Rumah sakit itu memikul beban berat akibat utang pemerintah daerah yang tak kunjung dibayar. Pemkot Tasikmalaya dan Pemkab Tasikmalaya bersama-sama menunggak total Rp20 miliar, dana yang sejatinya merupakan pembayaran layanan bagi warga miskin. Tanpa dana tersebut, manajemen rumah sakit kelabakan membeli obat. Dalam satu bulan, kebutuhan obat mencapai dua miliar rupiah. Ini angka yang mustahil dipenuhi jika aliran kas rumah sakit tersumbat. Ancaman pemutusan suplai obat dari perusahaan farmasi sudah mulai terasa. Dalam situasi seperti ini, layanan kesehatan yang mestinya menjadi sandaran publik justru berubah menjadi titik krisis.

Di atas panggung inilah Wali Kota Viman Alfarizi Ramadhan dan Wakil Wali Kota Diky Candra berdiri. Viman, sosok muda yang lahir dan tumbuh di lingkungan keluarga bisnis besar, sebenarnya membawa ekspektasi logis. Ia hadir di waktu yang sangat tepat. Latar belakang usaha biasanya identik dengan kemampuan mengatur cashflow, membaca peluang dan menata prioritas.

Sementara Diky, dengan karakter kreatif dan energi penuh, juga sangat pas di kondisi ini. Ia tipe berani yang mampu menghadirkan inovasi. Duet ini sebenarnya ideal, untuk realitas yang jauh dari kata ideal.

Namun di luar data fiskal dan kompetensi duet pimpinan, ada hal lain yang berpotensi menjerat. Misalnya, pemerintah daerah tak pernah steril dari dinamika internal seperti manuver orang dekat, bisikan tanpa wajah, penempatan pejabat berdasarkan kedekatan, bukan kompetensi. Dalam suasana yang seperti itu, kerja profesional sering kalah oleh tarik-menarik kepentingan. Indikasi korupsi, sekecil apa pun, bisa menjadi pasir yang menggangu putaran roda. Dan pasir itu telah terlalu lama berserak di lorong-lorong perkantoran.

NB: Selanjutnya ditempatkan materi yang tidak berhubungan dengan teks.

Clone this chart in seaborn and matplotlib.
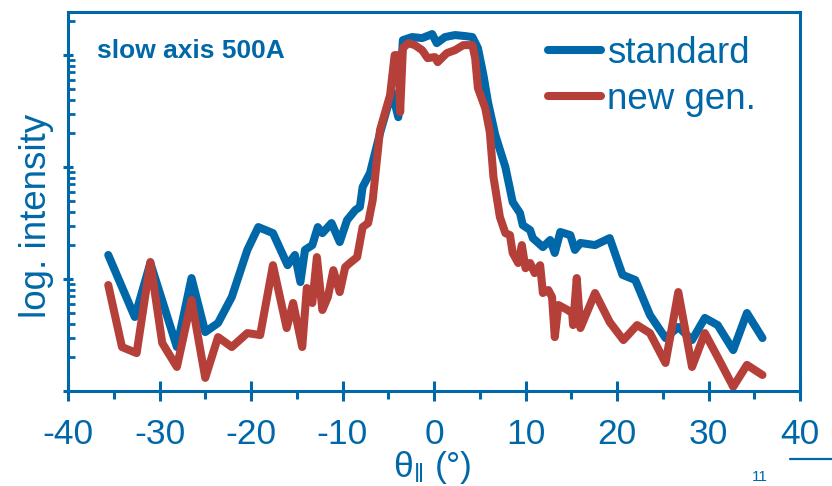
import numpy as np
import pandas as pd
import matplotlib
matplotlib.use("Agg")
import matplotlib.pyplot as plt
import seaborn as sns
from matplotlib.ticker import MultipleLocator, LogLocator, NullFormatter
from matplotlib.lines import Line2D

# ---- data ----
theta_std = [-35.6, -32.7, -31.0, -28.1, -26.5, -25.0, -23.6, -22.1, -20.4, -19.2,
             -17.6, -16.0, -15.2, -14.6, -14.1, -13.3, -12.7, -12.2, -11.2, -10.3,
             -9.5, -8.6, -8.1, -7.8, -7.0, -5.9, -4.6, -3.9, -3.4, -2.4,
             -1.3, -0.2, 0.3, 1.2, 2.3, 3.4, 4.2, 4.8, 5.4, 5.9,
             6.7, 7.8, 8.6, 9.4, 9.7, 10.5, 10.8, 11.9, 12.7, 13.2,
             13.8, 14.9, 15.4, 16.0, 17.6, 19.2, 20.6, 22.0, 23.6, 25.3,
             26.7, 28.2, 29.6, 31.0, 32.7, 34.2, 35.9]
int_std = [16.4, 4.58, 13.9, 2.47, 10.2, 3.36, 4.05, 6.91, 18.2, 29.1,
           25.7, 13.3, 16.4, 9.4, 18.2, 20.1, 29.1, 25.7, 31.6, 21.4,
           33.6, 41.3, 44.0, 66.3, 88.4, 201, 468, 279, 1361, 1449,
           1419, 1541, 1279, 1449, 1510, 1479, 1449, 1155, 663, 380,
           193, 100, 48.7, 38.8, 30.3, 27.4, 23.2, 19.3, 22.3, 17.1,
           26.3, 24.7, 18.2, 21.0, 20.1, 23.2, 10.9, 9.8, 4.77, 2.97,
           3.73, 2.85, 4.49, 3.88, 2.32, 4.97, 2.97]

theta_new = [-35.6, -34.1, -32.5, -31.0, -29.7, -28.1, -26.5, -25.0, -23.6, -22.1,
             -20.4, -19.0, -17.6, -16.1, -15.4, -14.4, -13.9, -13.3, -12.8, -12.2,
             -11.6, -11.0, -10.3, -9.7, -9.2, -8.4, -7.8, -7.2, -6.7, -5.9,
             -4.8, -4.3, -3.9, -3.7, -3.4, -2.8, -2.1, -1.3, -0.7, 0.1,
             0.4, 1.4, 2.3, 3.2, 4.2, 4.5, 4.8, 5.6, 6.1, 6.5,
             7.2, 7.8, 8.3, 8.6, 9.2, 9.6, 10.0, 10.5, 11.0, 11.6,
             11.9, 12.5, 12.9, 13.2, 13.6, 14.6, 15.1, 15.2, 15.6, 16.0,
             17.6, 19.2, 20.7, 22.2, 23.6, 25.3, 26.7, 28.2, 29.6, 31.0,
             32.7, 34.2, 35.9]
int_new = [8.84, 2.47, 2.18, 14.2, 2.68, 1.64, 6.5, 1.31, 3.03, 2.47,
           3.29, 3.16, 13.3, 3.65, 6.11, 2.47, 8.31, 6.11, 15.7, 5.29,
           6.91, 12.0, 7.65, 12.8, 13.9, 15.7, 29.1, 31.6, 50.7, 214,
           439, 1000, 1000, 310, 1155, 1279, 1228, 1108, 940, 960,
           866, 1042, 1108, 1228, 1228, 940, 507, 336, 205, 81.4,
           35.8, 25.7, 24.7, 17.1, 13.9, 20.1, 12.5, 13.9, 11.3, 13.3,
           7.5, 7.97, 6.91, 3.03, 5.86, 5.29, 4.97, 3.88, 10.2, 3.65,
           7.5, 4.13, 2.85, 3.88, 3.29, 1.78, 7.65, 1.64, 3.29, 2.01,
           1.09, 1.71, 1.39]

series_names = ["standard", "new gen."]
x_ticks = [-40, -30, -20, -10, 0, 10, 20, 30, 40]
title_text = "slow axis 500A"

BLUE = "#0068A8"
RED = "#B5403A"

df = pd.concat([
    pd.DataFrame({"theta": theta_std, "intensity": int_std, "series": series_names[0]}),
    pd.DataFrame({"theta": theta_new, "intensity": int_new, "series": series_names[1]}),
], ignore_index=True)

sns.set_style("ticks")
plt.rcParams["font.family"] = ["Liberation Sans", "DejaVu Sans"]
plt.rcParams["mathtext.fontset"] = "custom"
plt.rcParams["mathtext.rm"] = "Liberation Sans"
plt.rcParams["mathtext.it"] = "Liberation Sans"
plt.rcParams["mathtext.fallback"] = "stixsans"

fig = plt.figure(figsize=(8.32, 4.86), dpi=100)
ax = fig.add_axes([68 / 832, 1 - 391 / 486, 732 / 832, 379 / 486])

sns.lineplot(data=df, x="theta", y="intensity", hue="series", hue_order=series_names,
             palette=[BLUE, RED], sort=False, estimator=None, linewidth=5.8,
             ax=ax, legend=True)
for ln in ax.get_lines():
    ln.set_solid_joinstyle("round")
    ln.set_solid_capstyle("round")

ax.set_yscale("log")
ax.set_xlim(-40, 40)
ax.set_ylim(1, 10 ** 3.385)

ax.xaxis.set_major_locator(MultipleLocator(10))
ax.xaxis.set_minor_locator(MultipleLocator(5))
ax.set_xticks(x_ticks)
ax.set_xticklabels([str(v) for v in x_ticks])
ax.yaxis.set_major_locator(LogLocator(base=10, numticks=10))
ax.yaxis.set_minor_locator(LogLocator(base=10, subs=np.arange(2, 10), numticks=10))
ax.yaxis.set_major_formatter(NullFormatter())
ax.yaxis.set_minor_formatter(NullFormatter())

for sp in ax.spines.values():
    sp.set_visible(True)
    sp.set_color(BLUE)
    sp.set_linewidth(2.2)

ax.tick_params(axis="both", which="both", bottom=True, left=True, top=False, right=False)
ax.tick_params(axis="x", which="major", direction="inout", length=14.5, width=2.2,
               color=BLUE, labelcolor=BLUE, labelsize=25.5, pad=12)
ax.tick_params(axis="x", which="minor", direction="out", length=5.5, width=2.2, color=BLUE)
ax.tick_params(axis="y", which="major", direction="inout", length=7.5, width=2.2, color=BLUE)
ax.tick_params(axis="y", which="minor", direction="in", length=5, width=2.0, color=BLUE)

ax.set_xlabel(r"$\mathrm{θ}_{\Vert}$ (°)", fontsize=25.5, color=BLUE)
ax.xaxis.set_label_coords(0.497, -0.153)
ax.set_ylabel("log. intensity", fontsize=26.5, color=BLUE)
ax.yaxis.set_label_coords(-0.019, 0.462)

ax.text(29 / 732, (391 - 51) / 379, title_text, transform=ax.transAxes,
        fontsize=19, fontweight="bold", color=BLUE, va="center", ha="left")

handles = [Line2D([], [], color=BLUE, lw=5.8), Line2D([], [], color=RED, lw=5.8)]
leg = ax.legend(handles, series_names, loc="upper left",
                bbox_to_anchor=((548 - 68) / 732, (391 - 36) / 379),
                frameon=False, fontsize=26.5, handlelength=1.45, handletextpad=0.15,
                labelspacing=0.3, borderaxespad=0, borderpad=0)
for t in leg.get_texts():
    t.set_color(BLUE)

fig.add_artist(Line2D([790 / 832, 1.0], [1 - 459 / 486, 1 - 459 / 486],
                      transform=fig.transFigure, color=BLUE, lw=1.6))
fig.text(752 / 832, 1 - 484 / 486, "11", fontsize=11, color=BLUE, va="bottom", ha="left")

fig.savefig("out.png", dpi=100)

Jika gangguan-gangguan itu masih bercokol di sekitar duet ini, duet Viman-Diky dengan segala kompetensinya tak akan berpengaruh banyak. Sebab yang sakit bukan hanya RSUD, bukan hanya PAD, bukan hanya grafik kemandirian fiskal, melainkan cara kota ini memutuskan sesuatu.

Tahun 2026 sudah mengintip di tikungan. Kota Tasikmalaya akan memasuki tahun baru dengan beban fiskal yang berat, tugas pelayanan publik yang semakin kompleks, dan ekspektasi warga yang terus tumbuh. Pertanyaannya sederhana : “Apakah pemerintahan Viman–Diky mampu memulai tahun baru dengan keberanian memotong akar masalah?”, atau justru membiarkan kota ini masuk 2026 dengan ritme lama, tetap fluktuatif, rapuh, dan terjebak dalam ironi yang sama.

Dalam sebuah kota, angka memang penting. Tetapi tahun 2026 nanti, publik bukan hanya menunggu grafik yang membaik. Mereka menunggu tanda bahwa pemerintahan ini akhirnya mengambil alih kendali penuh atas arah perjalanannya sendiri. Jika tidak, titik nadir yang hari ini terlihat mungkin bukan yang terakhir, dan bukan yang terparah. Na’udzubillah!